Your task is to retype the lines from the opening of the material through the line that includes "minimum width=416, minimum". Do not copy the pictures.

-*-*-

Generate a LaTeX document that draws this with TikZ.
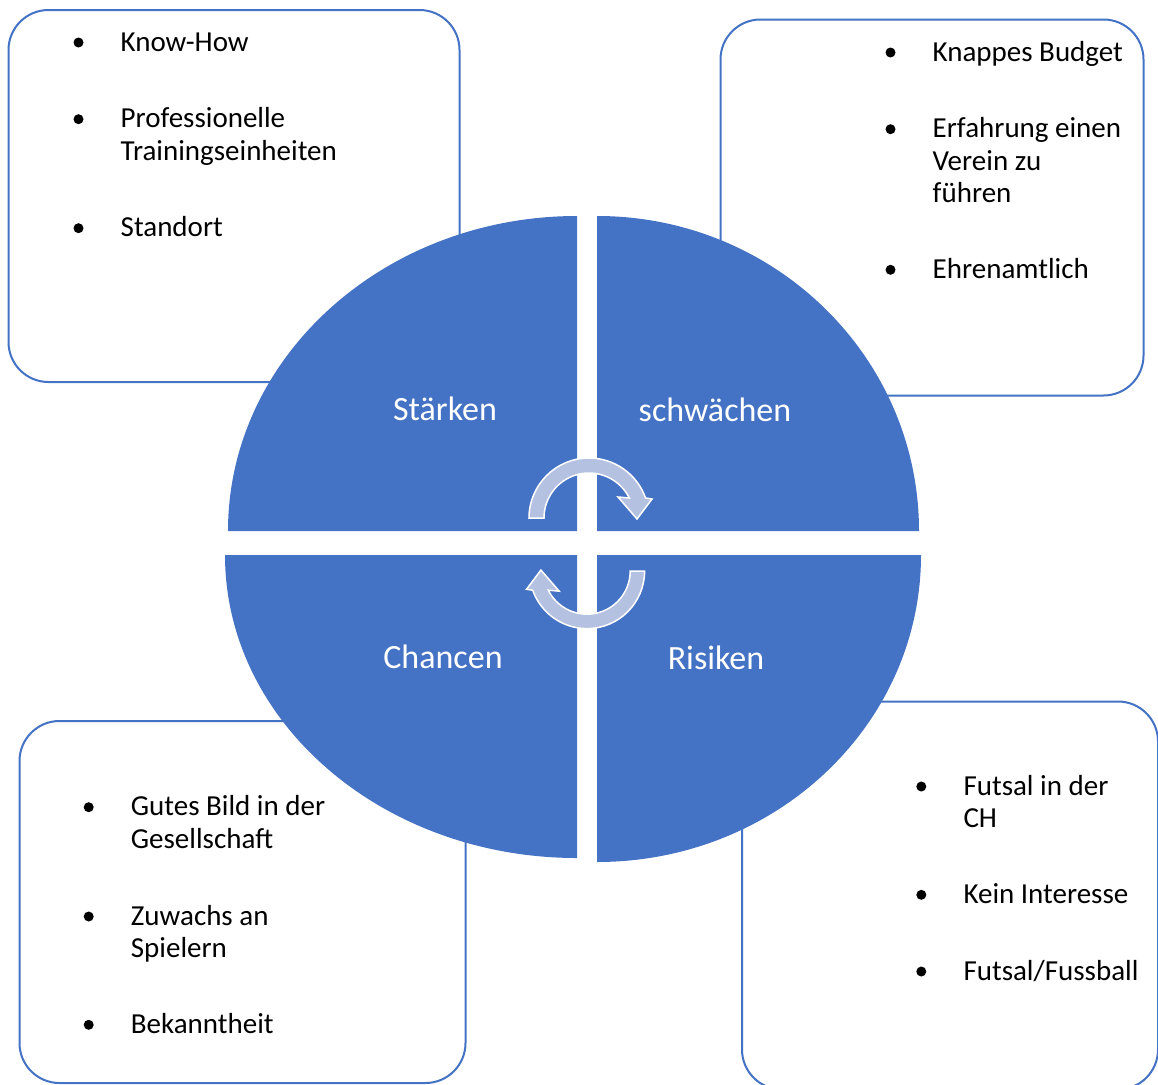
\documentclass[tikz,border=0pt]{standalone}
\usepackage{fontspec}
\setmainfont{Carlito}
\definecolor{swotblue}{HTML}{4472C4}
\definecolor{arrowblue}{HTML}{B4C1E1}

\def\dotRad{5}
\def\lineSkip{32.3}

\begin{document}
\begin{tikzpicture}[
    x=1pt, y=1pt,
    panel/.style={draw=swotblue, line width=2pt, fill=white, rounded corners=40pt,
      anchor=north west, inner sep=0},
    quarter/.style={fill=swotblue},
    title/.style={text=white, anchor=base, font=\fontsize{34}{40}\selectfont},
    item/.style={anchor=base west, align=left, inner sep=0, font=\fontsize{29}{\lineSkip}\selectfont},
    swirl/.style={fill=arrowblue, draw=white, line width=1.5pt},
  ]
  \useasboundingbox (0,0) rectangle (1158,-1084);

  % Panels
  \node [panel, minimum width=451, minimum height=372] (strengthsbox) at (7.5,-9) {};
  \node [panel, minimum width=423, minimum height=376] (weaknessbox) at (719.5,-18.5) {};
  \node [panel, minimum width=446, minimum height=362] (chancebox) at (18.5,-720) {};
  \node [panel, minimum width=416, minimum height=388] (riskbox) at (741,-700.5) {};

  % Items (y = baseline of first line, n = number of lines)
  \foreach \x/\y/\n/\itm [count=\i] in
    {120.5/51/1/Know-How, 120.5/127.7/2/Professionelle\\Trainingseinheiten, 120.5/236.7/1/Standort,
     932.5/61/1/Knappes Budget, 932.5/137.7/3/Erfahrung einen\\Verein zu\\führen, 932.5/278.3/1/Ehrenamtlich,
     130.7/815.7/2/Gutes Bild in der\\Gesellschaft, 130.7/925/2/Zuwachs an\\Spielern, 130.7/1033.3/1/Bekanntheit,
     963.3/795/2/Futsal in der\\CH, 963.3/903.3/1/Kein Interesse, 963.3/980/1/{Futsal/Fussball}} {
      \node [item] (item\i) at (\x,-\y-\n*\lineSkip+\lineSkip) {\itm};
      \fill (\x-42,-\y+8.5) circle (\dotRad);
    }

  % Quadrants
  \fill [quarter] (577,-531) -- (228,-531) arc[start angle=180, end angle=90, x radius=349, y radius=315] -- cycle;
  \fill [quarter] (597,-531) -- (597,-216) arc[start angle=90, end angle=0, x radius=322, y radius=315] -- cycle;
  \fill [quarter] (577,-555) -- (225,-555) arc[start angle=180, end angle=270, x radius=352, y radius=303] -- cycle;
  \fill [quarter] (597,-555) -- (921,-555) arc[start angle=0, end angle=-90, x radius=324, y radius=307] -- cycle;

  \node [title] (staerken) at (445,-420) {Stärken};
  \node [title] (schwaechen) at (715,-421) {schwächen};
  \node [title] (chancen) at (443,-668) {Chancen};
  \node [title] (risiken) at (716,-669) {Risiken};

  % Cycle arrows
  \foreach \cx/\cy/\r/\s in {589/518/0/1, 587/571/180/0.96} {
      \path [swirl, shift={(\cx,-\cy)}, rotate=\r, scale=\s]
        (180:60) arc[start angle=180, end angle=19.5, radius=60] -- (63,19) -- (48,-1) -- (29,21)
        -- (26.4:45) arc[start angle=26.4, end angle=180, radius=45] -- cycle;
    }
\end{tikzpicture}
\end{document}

-*-*-

ANSWER FOR THE TASK:
Generate a LaTeX document that draws this with TikZ.
\documentclass[tikz,border=0pt]{standalone}
\usepackage{fontspec}
\setmainfont{Carlito}
\definecolor{swotblue}{HTML}{4472C4}
\definecolor{arrowblue}{HTML}{B4C1E1}

\def\dotRad{5}
\def\lineSkip{32.3}

\begin{document}
\begin{tikzpicture}[
    x=1pt, y=1pt,
    panel/.style={draw=swotblue, line width=2pt, fill=white, rounded corners=40pt,
      anchor=north west, inner sep=0},
    quarter/.style={fill=swotblue},
    title/.style={text=white, anchor=base, font=\fontsize{34}{40}\selectfont},
    item/.style={anchor=base west, align=left, inner sep=0, font=\fontsize{29}{\lineSkip}\selectfont},
    swirl/.style={fill=arrowblue, draw=white, line width=1.5pt},
  ]
  \useasboundingbox (0,0) rectangle (1158,-1084);

  % Panels
  \node [panel, minimum width=451, minimum height=372] (strengthsbox) at (7.5,-9) {};
  \node [panel, minimum width=423, minimum height=376] (weaknessbox) at (719.5,-18.5) {};
  \node [panel, minimum width=446, minimum height=362] (chancebox) at (18.5,-720) {};
  \node [panel, minimum width=416, minimum height=388] (riskbox) at (741,-700.5) {};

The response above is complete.